I went over 2 weeks without a win while the Full Node was also plotting. After stopping the simultaneous plotting on the full node a few days ago I’ve won 3 times.

I’m sure this is entirely coincidental, but it seems to me there’s something going on with my ability to win while the Farmer CPU is under load. No idea why this would be, but there it is.

codinghorror · May 1, 2021, 5:01pm

Hmm. Unless you’re seeing in increase in harvester times, I don’t know that I’d go by that.

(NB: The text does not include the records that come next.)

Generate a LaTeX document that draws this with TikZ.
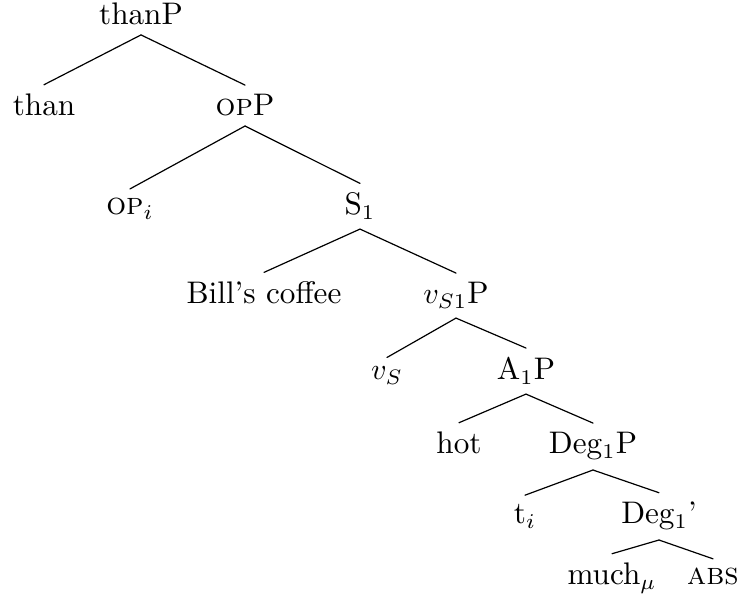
\documentclass[tikz,border=0pt]{standalone}
\usepackage{tikz}

\begin{document}
\begin{tikzpicture}[x=0.3333pt,y=-0.3333pt,line cap=round,line join=round,
  lbl/.style={anchor=base,inner sep=3pt,font=\fontsize{10.4}{12.5}\selectfont},
  branch/.style={line width=0.4pt}]
\path[use as bounding box] (0,0) rectangle (744,611);
% labels
\node[lbl] (thanP) at (141,25) {thanP};
\node[lbl] (than) at (44,116) {than};
\node[lbl] (opP) at (245,116) {\textsc{op}P};
\node[lbl] (opi) at (130,215) {\textsc{op}$_i$};
\node[lbl] (S1) at (360,215) {S$_1$};
\node[lbl] (bill) at (264,304) {Bill's coffee};
\node[lbl] (vSP) at (456,304) {$v_{S1}$P};
\node[lbl] (vS) at (387,380) {$v_S$};
\node[lbl] (AP) at (526,380) {A$_1$P};
\node[lbl] (hot) at (459,454) {hot};
\node[lbl] (DegP) at (593,454) {Deg$_1$P};
\node[lbl] (ti) at (525,524) {t$_i$};
\node[lbl] (Degbar) at (659,524) {Deg$_1$'};
\node[lbl] (much) at (612,585) {much$_\mu$};
\node[lbl] (abs) at (713,585) {\textsc{abs}};
% branches
\draw[branch] (thanP.south) -- (than.north);
\draw[branch] (thanP.south) -- (opP.north);
\draw[branch] (opP.south) -- (opi.north);
\draw[branch] (opP.south) -- (S1.north);
\draw[branch] (S1.south) -- (bill.north);
\draw[branch] (S1.south) -- (vSP.north);
\draw[branch] (vSP.south) -- (vS.north);
\draw[branch] (vSP.south) -- (AP.north);
\draw[branch] (AP.south) -- (hot.north);
\draw[branch] (AP.south) -- (DegP.north);
\draw[branch] (DegP.south) -- (ti.north);
\draw[branch] (DegP.south) -- (Degbar.north);
\draw[branch] (Degbar.south) -- (much.north);
\draw[branch] (Degbar.south) -- (abs.north);
\end{tikzpicture}
\end{document}
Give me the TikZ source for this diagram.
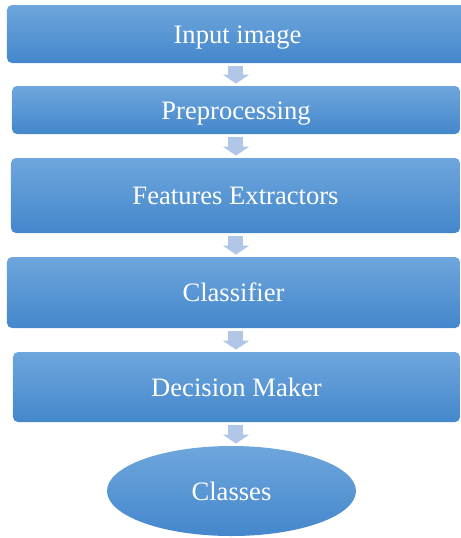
\documentclass[tikz,border=0pt]{standalone}
\usepackage{fontspec}
\setmainfont{Liberation Serif}
\usetikzlibrary{arrows.meta,shapes.geometric}

\definecolor{boxtop}{HTML}{6EA6DC}
\definecolor{boxmid}{HTML}{5599D9}
\definecolor{boxbot}{HTML}{4487CC}
\definecolor{arrowblue}{HTML}{AFC6E7}

\begin{document}
\begin{tikzpicture}[x=0.5pt, y=-0.5pt,
    stage/.style={rounded corners=2.5pt, top color=boxtop, middle color=boxmid,
        bottom color=boxbot, text=white, inner sep=0pt, text height=9pt, text depth=0pt,
        font=\fontsize{13.3}{16}\selectfont},
    flow/.style={draw=arrowblue, line width=7.5pt, -{Triangle[width=13pt, length=4.5pt]},
        shorten <=1.5pt, shorten >=1pt}]
    % Page frame
    \useasboundingbox (0,0) rectangle (461,538);

    % Stages
    \node[stage, minimum width=230.5pt, minimum height=29pt]   (inp)  at (237.5,34)  {Input image};
    \node[stage, minimum width=224pt,   minimum height=24pt]   (pre)  at (236,110)   {Preprocessing};
    \node[stage, minimum width=224.5pt, minimum height=37.5pt] (feat) at (235.5,195.5) {Features Extractors};
    \node[stage, minimum width=226.5pt, minimum height=35.5pt] (clf)  at (233.5,292.5) {Classifier};
    \node[stage, minimum width=223.5pt, minimum height=35pt]   (dec)  at (236.5,387) {Decision Maker};

    % Output
    \node[stage, ellipse, minimum width=124.5pt, minimum height=45pt] (cls) at (231.5,491) {Classes};

    % Arrows down the chain
    \coordinate (ax) at (236,0);
    \draw[flow] (inp.south -| ax) -- (pre.north -| ax);
    \draw[flow] (pre.south -| ax) -- (feat.north -| ax);
    \draw[flow] (feat.south -| ax) -- (clf.north -| ax);
    \draw[flow] (clf.south -| ax) -- (dec.north -| ax);
    \draw[flow] (dec.south -| ax) -- (cls.north -| ax);
\end{tikzpicture}
\end{document}
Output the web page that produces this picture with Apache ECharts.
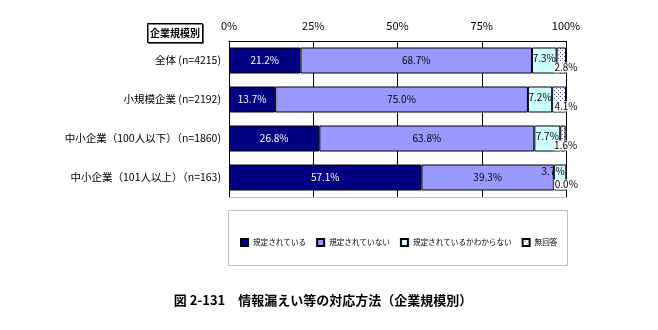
<!DOCTYPE html>
<html><head><meta charset="utf-8">
<script src="https://cdn.jsdelivr.net/npm/echarts@6/dist/echarts.min.js"></script>
<style>html,body{margin:0;padding:0;background:#fff}#c{width:658px;height:330px}</style>
</head><body><div id="c"></div>
<script>
const categories = ['全体 (n=4215)', '小規模企業 (n=2192)', '中小企業（100人以下）（n=1860)', '中小企業（101人以上）（n=163)'];
const seriesNames = ['規定されている', '規定されていない', '規定されているかわからない', '無回答'];
const s1 = [21.2, 13.7, 26.8, 57.1];
const s2 = [68.7, 75.0, 63.8, 39.3];
const s3 = [7.3, 7.2, 7.7, 3.7];
const s4 = [2.8, 4.1, 1.6, 0.0];
const tickValues = [0, 25, 50, 75, 100];

const FONT = '"Noto Sans CJK JP", sans-serif';
const cv = document.createElement('canvas');
cv.width = 4; cv.height = 4;
const cx = cv.getContext('2d');
cx.fillStyle = '#ffffff'; cx.fillRect(0, 0, 4, 4);
cx.fillStyle = '#5555aa'; cx.fillRect(0, 0, 1, 1); cx.fillRect(2, 2, 1, 1);
const pattern = { image: cv, repeat: 'repeat' };

const totals = s1.map((v, i) => +(v + s2[i] + s3[i] + s4[i]).toFixed(1));
const fmt = p => p.value.toFixed(1) + '%';
const chart = echarts.init(document.getElementById('c'), null, { renderer: 'canvas' });
const barBase = { type: 'bar', stack: 'total', barWidth: 26 };
chart.setOption({
  backgroundColor: '#fff',
  animation: false,
  textStyle: { fontFamily: FONT },
  grid: { left: 229, right: 92, top: 41, height: 156 },
  xAxis: [{
    type: 'value', position: 'top', min: 0, max: 100, interval: 25,
    axisLine: { show: true, lineStyle: { color: '#000', width: 1 } },
    axisTick: { show: false },
    axisLabel: { formatter: v => tickValues.includes(v) ? v + '%' : '', color: '#000', fontSize: 11, margin: 10, fontFamily: FONT },
    splitLine: { show: true, lineStyle: { color: '#000', width: 1 } }
  }, {
    type: 'value', position: 'bottom', min: 0, max: 100,
    axisLine: { show: true, lineStyle: { color: '#c0c0c0', width: 1 } },
    axisTick: { show: false }, axisLabel: { show: false }, splitLine: { show: false }
  }],
  yAxis: {
    type: 'category', data: categories, inverse: true,
    axisLine: { show: true, lineStyle: { color: '#000', width: 1 } },
    axisTick: { show: false },
    axisLabel: { color: '#000', fontSize: 10.5, margin: 8, fontFamily: FONT }
  },
  legend: {
    left: 235, top: 233, itemWidth: 7, itemHeight: 7, itemGap: 10, icon: 'rect',
    textStyle: { fontSize: 7.6, color: '#000', fontFamily: FONT },
    data: seriesNames
  },
  series: [
    Object.assign({}, barBase, {
      name: seriesNames[0], data: s1,
      itemStyle: { color: '#000080', borderColor: '#000', borderWidth: 1 },
      label: { show: true, position: 'inside', color: '#fff', fontSize: 10, formatter: fmt }
    }),
    Object.assign({}, barBase, {
      name: seriesNames[1], data: s2,
      itemStyle: { color: '#9999ff', borderColor: '#000', borderWidth: 1 },
      label: { show: true, position: 'inside', color: '#000', fontSize: 10, formatter: fmt }
    }),
    Object.assign({}, barBase, {
      name: seriesNames[2],
      data: s3.map(v => v < 5 ? { value: v, label: { offset: [-7, -6] } } : v),
      itemStyle: { color: '#ccffff', borderColor: '#000', borderWidth: 1 },
      label: { show: true, position: 'inside', offset: [0, -2], color: '#000', fontSize: 10, formatter: fmt }
    }),
    Object.assign({}, barBase, {
      name: seriesNames[3], data: s4,
      itemStyle: { color: pattern, borderColor: '#000', borderWidth: 1 },
      label: { show: false }
    }),
    {
      type: 'scatter', name: 'labels4', symbolSize: 1, clip: false,
      itemStyle: { color: 'rgba(0,0,0,0)', opacity: 1 },
      silent: true, z: 5,
      data: totals.map((t, i) => ({ value: [t, categories[i]], v4: s4[i] })),
      label: { show: true, position: 'inside', offset: [0, 7], backgroundColor: '#fff', padding: [0, 1],
        color: '#000', fontSize: 10, formatter: p => p.data.v4.toFixed(1) + '%' }
    }
  ],
  graphic: [
    { type: 'rect', shape: { x: 228.5, y: 210.5, width: 339, height: 55 }, style: { fill: 'none', stroke: '#bfbfbf', lineWidth: 1 }, z: -1 },
    { type: 'rect', shape: { x: 147.5, y: 23.5, width: 55, height: 19 }, style: { fill: '#fff', stroke: '#000', lineWidth: 1, shadowColor: 'rgba(0,0,0,0.5)', shadowOffsetX: 1, shadowOffsetY: 1 } },
    { type: 'text', x: 175, y: 33, style: { text: '企業規模別', font: 'bold 10px ' + FONT, fill: '#000', align: 'center', verticalAlign: 'middle' } },
    { type: 'text', x: 323, y: 300, style: { text: '図 2-131　情報漏えい等の対応方法（企業規模別）', font: 'bold 13px ' + FONT, fill: '#000', align: 'center', verticalAlign: 'middle' } }
  ]
});
</script></body></html>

Set your log level to info and grep for

^.*?eligible.*?$

That’ll give you just the eligibility proofs from the harvester.

I did eventually bite the bullet and split to 3 GUI farmers:

on my main phantom canyon NUC, to all USB drives connected to it and three network share 18tb dump drives
on my AMD Ryzen plotter, to all USB drives connected to it, plus its own 7 drives connected via mobo SATA (actually 8 but one is used for the OS)
on an intel 10th gen NUC, just to the two terra-master NAS’es left; I’ve managed to slowly, painfully extract 90tb from the other two full ones on the network as of today.

I have port forwarded 8444 to the primary machine (#1 above) and turned unpnp off in the config.yaml on #2 and #3. I really wanted to avoid doing this but I felt like I had no choice, my harvester times, even with removed NASes, were all over the place…

This lets me compare harvester proof times on all 3 machines, as log level is set to INFO on all 3.

vandy · May 1, 2021, 5:04pm

We’re going to have to start adding Chia network architect to our resumes!